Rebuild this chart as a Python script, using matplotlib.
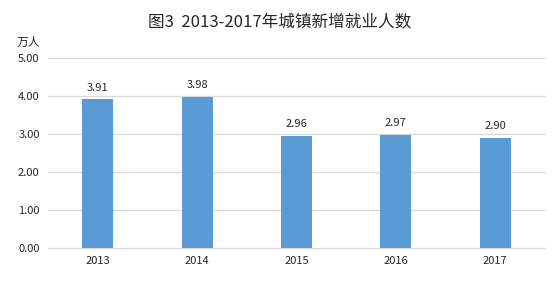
import matplotlib
matplotlib.use("Agg")
import matplotlib.pyplot as plt

plt.rcParams['font.family'] = ['Noto Sans CJK SC', 'DejaVu Sans']

years = ["2013", "2014", "2015", "2016", "2017"]
values = [3.91, 3.98, 2.96, 2.97, 2.90]
yticks = [0, 1, 2, 3, 4, 5]

fig = plt.figure(figsize=(5.6, 2.83), dpi=100)
W, H = 560, 283
left, right, top, bottom = 48, 545, 58, 248
ax = fig.add_axes([left / W, 1 - bottom / H, (right - left) / W, (bottom - top) / H])

x = range(len(years))
ax.bar(x, values, width=0.31, color='#5B9BD5', zorder=3)
for xi, v in zip(x, values):
    ax.text(xi, v + 0.18, f"{v:.2f}", ha='center', va='bottom', fontsize=8, color='#262626')

ax.set_xlim(-0.5, len(years) - 0.5)
ax.set_ylim(0, 5)
ax.set_yticks(yticks)
ax.set_yticklabels([f"{t:.2f}" for t in yticks], fontsize=8, color='#262626')
ax.set_xticks(list(x))
ax.set_xticklabels(years, fontsize=8, color='#262626')
ax.tick_params(length=0, pad=6)
for t in yticks:
    ax.axhline(t, color='#D9D9D9', linewidth=0.9, zorder=0, clip_on=False)
for s in ax.spines.values():
    s.set_visible(False)

fig.text(0.5, 1 - 22 / H, "图3  2013-2017年城镇新增就业人数", ha='center', va='center', fontsize=12, color='#262626')
fig.text(17 / W, 1 - 42 / H, "万人", ha='left', va='center', fontsize=8.5, color='#262626')

fig.savefig("out.png", dpi=100)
• • • • •
Spot every line that holds "matplotlib" and copy it.

Rebuild this chart as a Python script, using matplotlib.
import matplotlib
matplotlib.use("Agg")
import matplotlib.pyplot as plt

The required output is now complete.